Pink is for Pepto Bismol

Sorry to be MIA for so long.

I started this blog when my little girl was about 4-5 years old princess and now she's an amazing 10 year old monster-rock-diva. She wants to be a spy and work for the FBI, though she wants to first redesign their outfits. She plans to travel the world and live in hotels. She's still a girly-girl with her accessories and fashion, but her tastes are bolder than mine were at that age.

This spy infatuation has been in progress for a year or so, and she begged me to buy spy gear (some glove with special listening and gadgets). She had a gift card for her birthday that she wanted to use to buy the spy gadgets at Target. Looking up and down the racks, she commented about how these are all for boys. The packaging has boys her age with the secret glasses and all. There's no reason it needs to be just for boys, since girls could dig that too!

So, after a lot of begging and pleading, she and I finally went to the International Spy Museum in Washington DC. By the way, the museum was amazing - interactive on so many levels, educational, well-designed and has an expansive collection of historical artifacts.

We found ourselves in the gift shop and were looking around for a small keepsake. We ended up getting handcuff key chain and a pen with secret ink. However, there was a section that had the 'girl stuff'. They had pink moustaches as "disguises" and lots of pink or wallets with 'spy monkeys' on them.She just thought it was lame, though was intrigued by the secret diary with locks. But, her main interest was in the wall of cool gadgets. She commented that the pink didn't make sense because spies need to be in black.

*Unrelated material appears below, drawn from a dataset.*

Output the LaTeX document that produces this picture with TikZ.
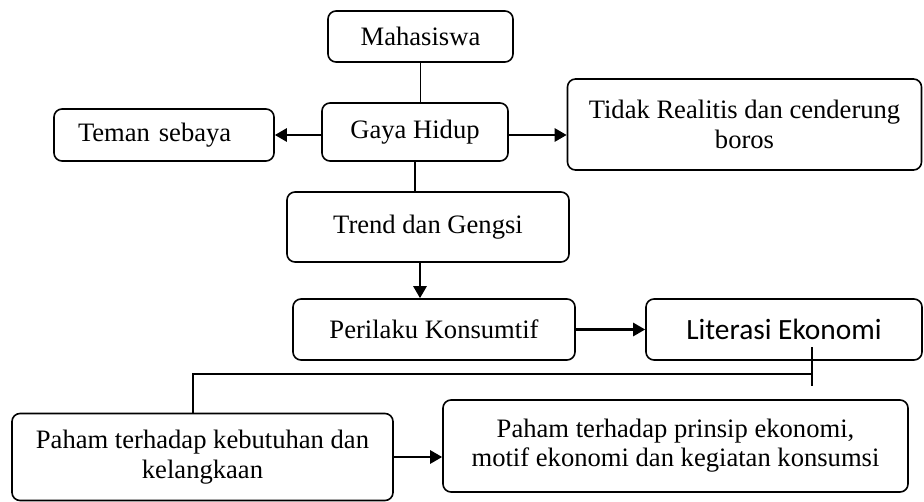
\documentclass[tikz,border=0pt]{standalone}
\usepackage{fontspec}
\setmainfont{Liberation Serif}
\newfontfamily\calibri{Carlito}
\usetikzlibrary{arrows.meta}

\tikzset{
  box/.style={draw, rounded corners=4pt, line width=0.8pt, align=center, inner sep=0pt},
  arr/.style={line width=1.3pt, -{Triangle[length=6pt,width=6.5pt]}},
  link/.style={line width=0.7pt},
}

\begin{document}
\begin{tikzpicture}[x=0.5pt,y=-0.5pt,font=\fontsize{13.3}{15}\selectfont]
\useasboundingbox (0,0) rectangle (924,502);

% Boxes
\node[box, minimum width=92.5pt, minimum height=25.5pt] (mahasiswa) at (420.5,36.5) {Mahasiswa};
\node[box, minimum width=93pt, minimum height=29pt] (gaya) at (415,132) {Gaya Hidup};
\node[box, minimum height=26pt, text width=86pt, inner xsep=12pt, align=left] (teman) at (164,135) {Teman sebaya};
\node[box, minimum width=177pt, minimum height=45.5pt] (tidak) at (744.5,124.5) {Tidak Realitis dan cenderung\\ boros};
\node[box, minimum width=141pt, minimum height=35pt] (trend) at (428,227) {Trend dan Gengsi};
\node[box, minimum width=141pt, minimum height=30.5pt] (perilaku) at (434,329.5) {Perilaku Konsumtif};
\node[box, minimum width=138pt, minimum height=30.5pt, font=\calibri\fontsize{14.7}{17}\selectfont] (literasi) at (784,329.5) {Literasi Ekonomi};
\node[box, minimum width=190.5pt, minimum height=43.5pt] (paham1) at (202.5,457) {Paham terhadap kebutuhan dan\\ kelangkaan};
\node[box, minimum width=232.5pt, minimum height=46pt, font=\fontsize{13.3}{14.5}\selectfont] (paham2) at (675.5,446) {Paham terhadap prinsip ekonomi,\\ motif ekonomi dan kegiatan konsumsi};

% Connectors
\draw[link] (mahasiswa.south) -- (mahasiswa.south |- gaya.north);
\draw[arr] (gaya.west |- teman.east) -- (teman.east);
\draw[arr] (gaya.east |- teman.east) -- (gaya.east |- teman.east -| tidak.west);
\draw[link] (gaya.south) -- (gaya.south |- trend.north);
\draw[arr] ([xshift=-4pt]trend.south) -- ([xshift=-4pt]trend.south |- perilaku.north);
\draw[arr] (perilaku.east) -- (literasi.west);

\coordinate (lit-in) at (812,347);
\coordinate (lit-end) at (812,386);
\coordinate (split) at (812,374);
\draw[link] (lit-in) -- (lit-end);
\draw[link] (split) -| ([xshift=-4.75pt]paham1.north);
\draw[arr] (paham1.east) -- (paham1.east -| paham2.west);
\end{tikzpicture}
\end{document}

Next stop for being offended by pink overdose was Lego store. Everyone loves legos! They've been around forever. Any reason to suddenly start making pink legos to appeal to girls? They had a display in the middle where people can assemble their own Lego people - take a head, add a hat, add hair, add feet, etc.  My daughter loved it and made female characters, but nobody was pink.

My point here is that you can definitely appeal to young girls without being "pink". Anyone who knows my daughter knows that she loves pink and purple since she was 2 years old. It's insane. I never would've believed it otherwise. However, she's not colorblind and does enjoy everything. One other thing I've noticed about her is that she always gravitates toward the female characters in stories/films - and in play. Girls love the female dolls and female Lego characters. That's more important than having pink paint or tiaras splattered on everything.

1 comment:

J.Doe said...

This comment is not really about the point of the post, but I definitely could see how your daughter is interested in spy stuff but has to go to the boys section.
My daughter loves ther colors pink and purple but not the barbies and princesses that seem to be associated with it. She likes cars, trains and the movie Toy story character, but those items are never mixed with pink and purple.
It seems that toy executives somewhere have decided early on what is 'girlie' and what is 'manly'.
Why should a girl have to shop in the boy section for spy stuff? How come I can't find any toy story stuff that is not 'girlie' and pink?
And then experts wonder why girls lag behind in science and math!